The records should be repeated word for word, pictures excluded.

Begin DATASET RECORDS

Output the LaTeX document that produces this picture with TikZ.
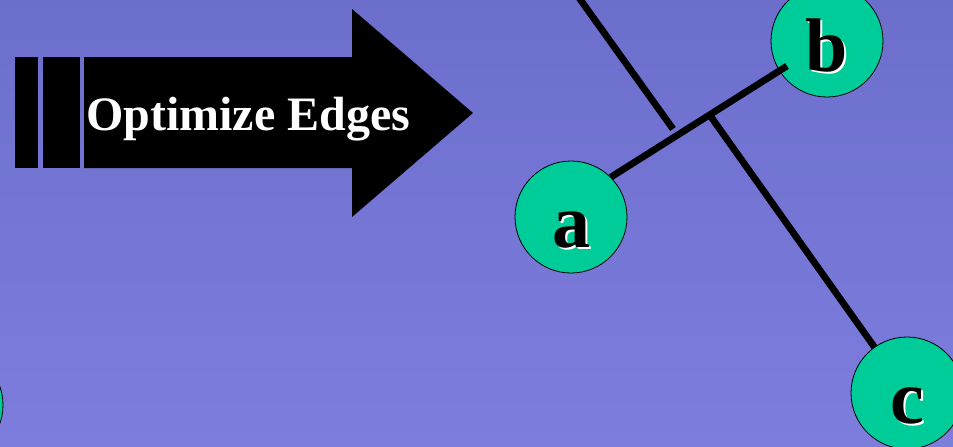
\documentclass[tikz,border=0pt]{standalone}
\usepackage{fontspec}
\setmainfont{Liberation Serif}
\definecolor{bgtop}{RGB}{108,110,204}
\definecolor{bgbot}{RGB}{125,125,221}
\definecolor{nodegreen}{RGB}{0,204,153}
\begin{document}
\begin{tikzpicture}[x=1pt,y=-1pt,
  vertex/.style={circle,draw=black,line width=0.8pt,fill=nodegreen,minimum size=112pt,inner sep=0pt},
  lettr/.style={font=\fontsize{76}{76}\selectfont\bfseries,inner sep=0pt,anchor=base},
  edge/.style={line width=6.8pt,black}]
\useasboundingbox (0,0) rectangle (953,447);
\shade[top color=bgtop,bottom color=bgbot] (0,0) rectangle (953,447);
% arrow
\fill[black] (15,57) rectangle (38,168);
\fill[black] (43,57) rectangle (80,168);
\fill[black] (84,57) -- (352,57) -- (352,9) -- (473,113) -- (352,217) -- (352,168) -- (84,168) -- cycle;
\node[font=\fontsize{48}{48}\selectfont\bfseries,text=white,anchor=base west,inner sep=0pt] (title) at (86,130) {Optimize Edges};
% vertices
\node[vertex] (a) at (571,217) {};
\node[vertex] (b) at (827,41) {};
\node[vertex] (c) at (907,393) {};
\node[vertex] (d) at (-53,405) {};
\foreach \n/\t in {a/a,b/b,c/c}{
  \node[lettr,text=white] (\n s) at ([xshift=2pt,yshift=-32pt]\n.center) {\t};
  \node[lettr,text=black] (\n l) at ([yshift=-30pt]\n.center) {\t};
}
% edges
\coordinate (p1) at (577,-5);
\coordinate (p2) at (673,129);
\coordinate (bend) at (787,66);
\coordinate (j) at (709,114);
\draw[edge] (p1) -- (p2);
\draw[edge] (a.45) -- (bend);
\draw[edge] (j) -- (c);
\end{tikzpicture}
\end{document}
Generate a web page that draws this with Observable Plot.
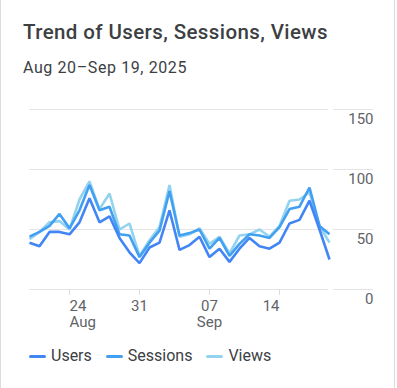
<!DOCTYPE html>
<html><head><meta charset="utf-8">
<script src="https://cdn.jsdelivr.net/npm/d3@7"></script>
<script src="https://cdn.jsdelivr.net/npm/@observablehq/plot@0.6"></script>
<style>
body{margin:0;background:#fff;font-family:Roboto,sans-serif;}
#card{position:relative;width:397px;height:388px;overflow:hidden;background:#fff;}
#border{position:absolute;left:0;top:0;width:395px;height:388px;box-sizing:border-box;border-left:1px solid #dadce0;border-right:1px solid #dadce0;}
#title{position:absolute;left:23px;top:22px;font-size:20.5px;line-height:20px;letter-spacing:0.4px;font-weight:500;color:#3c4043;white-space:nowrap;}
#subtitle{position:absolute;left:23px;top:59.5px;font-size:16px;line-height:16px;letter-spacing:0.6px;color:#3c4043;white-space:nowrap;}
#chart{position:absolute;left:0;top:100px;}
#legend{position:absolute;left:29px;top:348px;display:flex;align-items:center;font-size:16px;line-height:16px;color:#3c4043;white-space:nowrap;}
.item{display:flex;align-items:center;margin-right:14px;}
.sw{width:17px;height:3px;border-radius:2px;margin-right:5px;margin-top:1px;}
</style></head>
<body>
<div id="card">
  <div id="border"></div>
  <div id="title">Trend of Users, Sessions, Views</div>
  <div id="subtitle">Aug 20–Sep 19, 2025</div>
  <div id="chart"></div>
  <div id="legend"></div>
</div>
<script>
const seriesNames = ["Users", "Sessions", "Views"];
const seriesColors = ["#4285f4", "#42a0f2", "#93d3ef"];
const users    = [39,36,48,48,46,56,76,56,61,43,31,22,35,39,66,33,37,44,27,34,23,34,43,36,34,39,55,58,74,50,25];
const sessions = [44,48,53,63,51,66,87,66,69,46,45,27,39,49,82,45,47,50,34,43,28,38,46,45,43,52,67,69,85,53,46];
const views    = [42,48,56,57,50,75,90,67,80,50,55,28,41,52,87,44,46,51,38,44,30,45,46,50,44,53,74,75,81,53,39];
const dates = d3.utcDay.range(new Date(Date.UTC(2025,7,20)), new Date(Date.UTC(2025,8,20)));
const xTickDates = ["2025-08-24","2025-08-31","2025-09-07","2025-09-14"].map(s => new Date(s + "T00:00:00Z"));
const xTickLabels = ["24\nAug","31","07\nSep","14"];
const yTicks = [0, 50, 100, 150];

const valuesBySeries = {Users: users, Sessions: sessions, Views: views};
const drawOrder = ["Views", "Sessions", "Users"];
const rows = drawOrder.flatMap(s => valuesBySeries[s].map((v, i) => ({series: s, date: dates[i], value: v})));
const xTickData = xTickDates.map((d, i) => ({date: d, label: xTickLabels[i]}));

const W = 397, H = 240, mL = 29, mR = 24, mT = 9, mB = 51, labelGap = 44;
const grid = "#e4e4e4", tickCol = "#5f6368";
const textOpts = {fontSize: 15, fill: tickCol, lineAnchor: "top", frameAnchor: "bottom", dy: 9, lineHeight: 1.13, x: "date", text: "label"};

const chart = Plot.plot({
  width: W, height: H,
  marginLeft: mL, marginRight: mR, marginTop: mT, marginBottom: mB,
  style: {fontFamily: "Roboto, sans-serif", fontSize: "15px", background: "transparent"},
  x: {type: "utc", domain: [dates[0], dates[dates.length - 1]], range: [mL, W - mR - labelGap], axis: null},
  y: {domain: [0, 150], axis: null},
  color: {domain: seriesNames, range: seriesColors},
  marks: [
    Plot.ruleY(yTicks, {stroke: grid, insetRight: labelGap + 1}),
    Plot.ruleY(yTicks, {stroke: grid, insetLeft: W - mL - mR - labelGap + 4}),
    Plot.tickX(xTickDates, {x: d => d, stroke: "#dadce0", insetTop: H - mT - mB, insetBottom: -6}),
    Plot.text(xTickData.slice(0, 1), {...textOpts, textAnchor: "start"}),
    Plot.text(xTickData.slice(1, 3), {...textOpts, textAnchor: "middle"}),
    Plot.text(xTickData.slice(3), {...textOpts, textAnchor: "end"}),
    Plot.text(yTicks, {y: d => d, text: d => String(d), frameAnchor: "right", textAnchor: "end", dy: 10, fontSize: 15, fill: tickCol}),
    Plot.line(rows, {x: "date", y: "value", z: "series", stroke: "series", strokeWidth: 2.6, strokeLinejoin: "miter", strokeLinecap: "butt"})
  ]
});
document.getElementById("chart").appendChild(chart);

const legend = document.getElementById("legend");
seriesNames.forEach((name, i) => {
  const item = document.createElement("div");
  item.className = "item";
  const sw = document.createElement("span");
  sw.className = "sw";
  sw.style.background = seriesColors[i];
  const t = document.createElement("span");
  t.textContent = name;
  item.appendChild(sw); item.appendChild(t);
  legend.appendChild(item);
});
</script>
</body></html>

End DATASET RECORDS

ANSWER TO THE TASK:
Output the LaTeX document that produces this picture with TikZ.
\documentclass[tikz,border=0pt]{standalone}
\usepackage{fontspec}
\setmainfont{Liberation Serif}
\definecolor{bgtop}{RGB}{108,110,204}
\definecolor{bgbot}{RGB}{125,125,221}
\definecolor{nodegreen}{RGB}{0,204,153}
\begin{document}
\begin{tikzpicture}[x=1pt,y=-1pt,
  vertex/.style={circle,draw=black,line width=0.8pt,fill=nodegreen,minimum size=112pt,inner sep=0pt},
  lettr/.style={font=\fontsize{76}{76}\selectfont\bfseries,inner sep=0pt,anchor=base},
  edge/.style={line width=6.8pt,black}]
\useasboundingbox (0,0) rectangle (953,447);
\shade[top color=bgtop,bottom color=bgbot] (0,0) rectangle (953,447);
% arrow
\fill[black] (15,57) rectangle (38,168);
\fill[black] (43,57) rectangle (80,168);
\fill[black] (84,57) -- (352,57) -- (352,9) -- (473,113) -- (352,217) -- (352,168) -- (84,168) -- cycle;
\node[font=\fontsize{48}{48}\selectfont\bfseries,text=white,anchor=base west,inner sep=0pt] (title) at (86,130) {Optimize Edges};
% vertices
\node[vertex] (a) at (571,217) {};
\node[vertex] (b) at (827,41) {};
\node[vertex] (c) at (907,393) {};
\node[vertex] (d) at (-53,405) {};
\foreach \n/\t in {a/a,b/b,c/c}{
  \node[lettr,text=white] (\n s) at ([xshift=2pt,yshift=-32pt]\n.center) {\t};
  \node[lettr,text=black] (\n l) at ([yshift=-30pt]\n.center) {\t};
}
% edges
\coordinate (p1) at (577,-5);
\coordinate (p2) at (673,129);
\coordinate (bend) at (787,66);
\coordinate (j) at (709,114);
\draw[edge] (p1) -- (p2);
\draw[edge] (a.45) -- (bend);
\draw[edge] (j) -- (c);
\end{tikzpicture}
\end{document}
Generate a web page that draws this with Observable Plot.
<!DOCTYPE html>
<html><head><meta charset="utf-8">
<script src="https://cdn.jsdelivr.net/npm/d3@7"></script>
<script src="https://cdn.jsdelivr.net/npm/@observablehq/plot@0.6"></script>
<style>
body{margin:0;background:#fff;font-family:Roboto,sans-serif;}
#card{position:relative;width:397px;height:388px;overflow:hidden;background:#fff;}
#border{position:absolute;left:0;top:0;width:395px;height:388px;box-sizing:border-box;border-left:1px solid #dadce0;border-right:1px solid #dadce0;}
#title{position:absolute;left:23px;top:22px;font-size:20.5px;line-height:20px;letter-spacing:0.4px;font-weight:500;color:#3c4043;white-space:nowrap;}
#subtitle{position:absolute;left:23px;top:59.5px;font-size:16px;line-height:16px;letter-spacing:0.6px;color:#3c4043;white-space:nowrap;}
#chart{position:absolute;left:0;top:100px;}
#legend{position:absolute;left:29px;top:348px;display:flex;align-items:center;font-size:16px;line-height:16px;color:#3c4043;white-space:nowrap;}
.item{display:flex;align-items:center;margin-right:14px;}
.sw{width:17px;height:3px;border-radius:2px;margin-right:5px;margin-top:1px;}
</style></head>
<body>
<div id="card">
  <div id="border"></div>
  <div id="title">Trend of Users, Sessions, Views</div>
  <div id="subtitle">Aug 20–Sep 19, 2025</div>
  <div id="chart"></div>
  <div id="legend"></div>
</div>
<script>
const seriesNames = ["Users", "Sessions", "Views"];
const seriesColors = ["#4285f4", "#42a0f2", "#93d3ef"];
const users    = [39,36,48,48,46,56,76,56,61,43,31,22,35,39,66,33,37,44,27,34,23,34,43,36,34,39,55,58,74,50,25];
const sessions = [44,48,53,63,51,66,87,66,69,46,45,27,39,49,82,45,47,50,34,43,28,38,46,45,43,52,67,69,85,53,46];
const views    = [42,48,56,57,50,75,90,67,80,50,55,28,41,52,87,44,46,51,38,44,30,45,46,50,44,53,74,75,81,53,39];
const dates = d3.utcDay.range(new Date(Date.UTC(2025,7,20)), new Date(Date.UTC(2025,8,20)));
const xTickDates = ["2025-08-24","2025-08-31","2025-09-07","2025-09-14"].map(s => new Date(s + "T00:00:00Z"));
const xTickLabels = ["24\nAug","31","07\nSep","14"];
const yTicks = [0, 50, 100, 150];

const valuesBySeries = {Users: users, Sessions: sessions, Views: views};
const drawOrder = ["Views", "Sessions", "Users"];
const rows = drawOrder.flatMap(s => valuesBySeries[s].map((v, i) => ({series: s, date: dates[i], value: v})));
const xTickData = xTickDates.map((d, i) => ({date: d, label: xTickLabels[i]}));

const W = 397, H = 240, mL = 29, mR = 24, mT = 9, mB = 51, labelGap = 44;
const grid = "#e4e4e4", tickCol = "#5f6368";
const textOpts = {fontSize: 15, fill: tickCol, lineAnchor: "top", frameAnchor: "bottom", dy: 9, lineHeight: 1.13, x: "date", text: "label"};

const chart = Plot.plot({
  width: W, height: H,
  marginLeft: mL, marginRight: mR, marginTop: mT, marginBottom: mB,
  style: {fontFamily: "Roboto, sans-serif", fontSize: "15px", background: "transparent"},
  x: {type: "utc", domain: [dates[0], dates[dates.length - 1]], range: [mL, W - mR - labelGap], axis: null},
  y: {domain: [0, 150], axis: null},
  color: {domain: seriesNames, range: seriesColors},
  marks: [
    Plot.ruleY(yTicks, {stroke: grid, insetRight: labelGap + 1}),
    Plot.ruleY(yTicks, {stroke: grid, insetLeft: W - mL - mR - labelGap + 4}),
    Plot.tickX(xTickDates, {x: d => d, stroke: "#dadce0", insetTop: H - mT - mB, insetBottom: -6}),
    Plot.text(xTickData.slice(0, 1), {...textOpts, textAnchor: "start"}),
    Plot.text(xTickData.slice(1, 3), {...textOpts, textAnchor: "middle"}),
    Plot.text(xTickData.slice(3), {...textOpts, textAnchor: "end"}),
    Plot.text(yTicks, {y: d => d, text: d => String(d), frameAnchor: "right", textAnchor: "end", dy: 10, fontSize: 15, fill: tickCol}),
    Plot.line(rows, {x: "date", y: "value", z: "series", stroke: "series", strokeWidth: 2.6, strokeLinejoin: "miter", strokeLinecap: "butt"})
  ]
});
document.getElementById("chart").appendChild(chart);

const legend = document.getElementById("legend");
seriesNames.forEach((name, i) => {
  const item = document.createElement("div");
  item.className = "item";
  const sw = document.createElement("span");
  sw.className = "sw";
  sw.style.background = seriesColors[i];
  const t = document.createElement("span");
  t.textContent = name;
  item.appendChild(sw); item.appendChild(t);
  legend.appendChild(item);
});
</script>
</body></html>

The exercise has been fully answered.